◆ DIRECTIVE
Take the lines of the data below from the very first through the line containing "const fmt = v" and output them exactly, pictures excluded.

**********

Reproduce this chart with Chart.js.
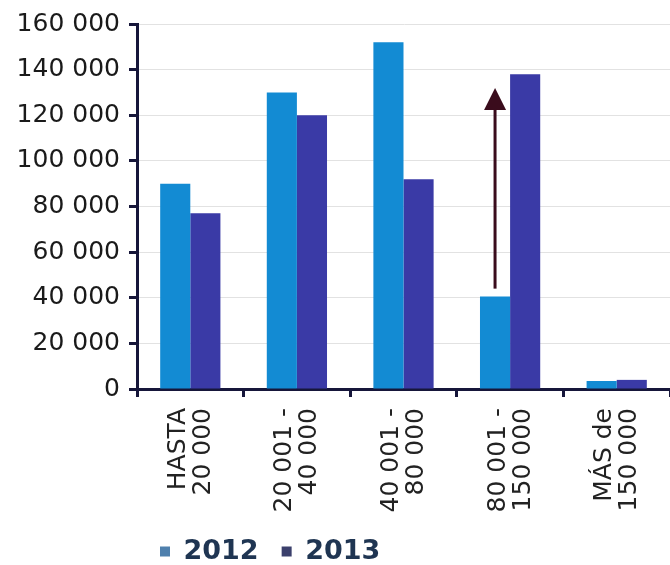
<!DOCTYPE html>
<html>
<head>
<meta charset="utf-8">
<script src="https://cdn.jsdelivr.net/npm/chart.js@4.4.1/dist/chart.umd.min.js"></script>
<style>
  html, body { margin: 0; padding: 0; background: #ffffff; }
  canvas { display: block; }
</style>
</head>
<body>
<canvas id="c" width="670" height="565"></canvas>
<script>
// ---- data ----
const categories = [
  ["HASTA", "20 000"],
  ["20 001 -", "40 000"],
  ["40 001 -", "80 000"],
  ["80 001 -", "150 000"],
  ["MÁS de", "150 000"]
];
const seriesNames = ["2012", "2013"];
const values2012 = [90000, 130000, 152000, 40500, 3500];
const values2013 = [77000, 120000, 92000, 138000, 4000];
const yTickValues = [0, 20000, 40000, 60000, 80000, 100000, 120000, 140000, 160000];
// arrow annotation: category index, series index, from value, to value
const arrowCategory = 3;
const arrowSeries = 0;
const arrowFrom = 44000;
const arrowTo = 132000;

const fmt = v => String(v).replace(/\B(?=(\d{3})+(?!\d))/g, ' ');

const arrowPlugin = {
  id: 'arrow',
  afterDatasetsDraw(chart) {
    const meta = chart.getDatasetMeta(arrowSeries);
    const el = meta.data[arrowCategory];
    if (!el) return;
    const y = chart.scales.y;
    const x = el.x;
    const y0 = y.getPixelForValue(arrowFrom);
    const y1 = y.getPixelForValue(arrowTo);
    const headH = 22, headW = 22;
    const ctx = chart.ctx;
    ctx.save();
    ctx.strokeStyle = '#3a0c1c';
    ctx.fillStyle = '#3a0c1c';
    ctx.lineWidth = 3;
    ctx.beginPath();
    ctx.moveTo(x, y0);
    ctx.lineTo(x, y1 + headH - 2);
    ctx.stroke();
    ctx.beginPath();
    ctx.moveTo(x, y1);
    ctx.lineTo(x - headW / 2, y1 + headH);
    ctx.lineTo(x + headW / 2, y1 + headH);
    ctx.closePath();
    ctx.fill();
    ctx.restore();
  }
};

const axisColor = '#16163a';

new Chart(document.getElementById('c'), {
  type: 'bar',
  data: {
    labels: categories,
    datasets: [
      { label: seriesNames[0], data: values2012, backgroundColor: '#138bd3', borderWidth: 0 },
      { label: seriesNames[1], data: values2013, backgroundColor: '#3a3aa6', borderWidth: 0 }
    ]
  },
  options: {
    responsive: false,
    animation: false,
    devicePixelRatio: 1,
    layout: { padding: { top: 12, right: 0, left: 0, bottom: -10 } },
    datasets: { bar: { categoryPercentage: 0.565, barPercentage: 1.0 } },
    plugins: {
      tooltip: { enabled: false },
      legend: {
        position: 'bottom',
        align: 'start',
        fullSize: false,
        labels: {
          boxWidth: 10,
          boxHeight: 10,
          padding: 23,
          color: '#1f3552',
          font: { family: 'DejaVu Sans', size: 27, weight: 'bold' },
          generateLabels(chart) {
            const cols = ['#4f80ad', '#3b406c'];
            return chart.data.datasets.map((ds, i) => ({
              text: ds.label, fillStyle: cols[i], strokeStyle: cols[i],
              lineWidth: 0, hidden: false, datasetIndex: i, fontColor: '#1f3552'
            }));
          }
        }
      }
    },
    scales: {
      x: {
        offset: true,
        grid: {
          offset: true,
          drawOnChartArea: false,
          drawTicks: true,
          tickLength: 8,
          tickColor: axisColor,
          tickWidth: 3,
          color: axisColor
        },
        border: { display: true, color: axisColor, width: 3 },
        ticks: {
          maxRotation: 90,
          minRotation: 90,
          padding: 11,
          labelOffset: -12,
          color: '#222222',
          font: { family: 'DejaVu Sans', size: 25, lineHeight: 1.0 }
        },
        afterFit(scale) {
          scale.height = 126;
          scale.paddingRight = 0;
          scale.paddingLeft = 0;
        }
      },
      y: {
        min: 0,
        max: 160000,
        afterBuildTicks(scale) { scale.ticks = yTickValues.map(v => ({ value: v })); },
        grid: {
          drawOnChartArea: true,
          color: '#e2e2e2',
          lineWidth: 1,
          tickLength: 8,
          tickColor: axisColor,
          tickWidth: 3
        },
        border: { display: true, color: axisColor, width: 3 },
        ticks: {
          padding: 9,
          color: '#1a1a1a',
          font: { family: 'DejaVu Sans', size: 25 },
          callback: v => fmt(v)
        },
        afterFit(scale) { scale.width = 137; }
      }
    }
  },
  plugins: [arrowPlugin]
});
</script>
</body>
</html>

**********

◆ RESULT OF THE TASK
Reproduce this chart with Chart.js.
<!DOCTYPE html>
<html>
<head>
<meta charset="utf-8">
<script src="https://cdn.jsdelivr.net/npm/chart.js@4.4.1/dist/chart.umd.min.js"></script>
<style>
  html, body { margin: 0; padding: 0; background: #ffffff; }
  canvas { display: block; }
</style>
</head>
<body>
<canvas id="c" width="670" height="565"></canvas>
<script>
// ---- data ----
const categories = [
  ["HASTA", "20 000"],
  ["20 001 -", "40 000"],
  ["40 001 -", "80 000"],
  ["80 001 -", "150 000"],
  ["MÁS de", "150 000"]
];
const seriesNames = ["2012", "2013"];
const values2012 = [90000, 130000, 152000, 40500, 3500];
const values2013 = [77000, 120000, 92000, 138000, 4000];
const yTickValues = [0, 20000, 40000, 60000, 80000, 100000, 120000, 140000, 160000];
// arrow annotation: category index, series index, from value, to value
const arrowCategory = 3;
const arrowSeries = 0;
const arrowFrom = 44000;
const arrowTo = 132000;

const fmt = v => String(v).replace(/\B(?=(\d{3})+(?!\d))/g, ' ');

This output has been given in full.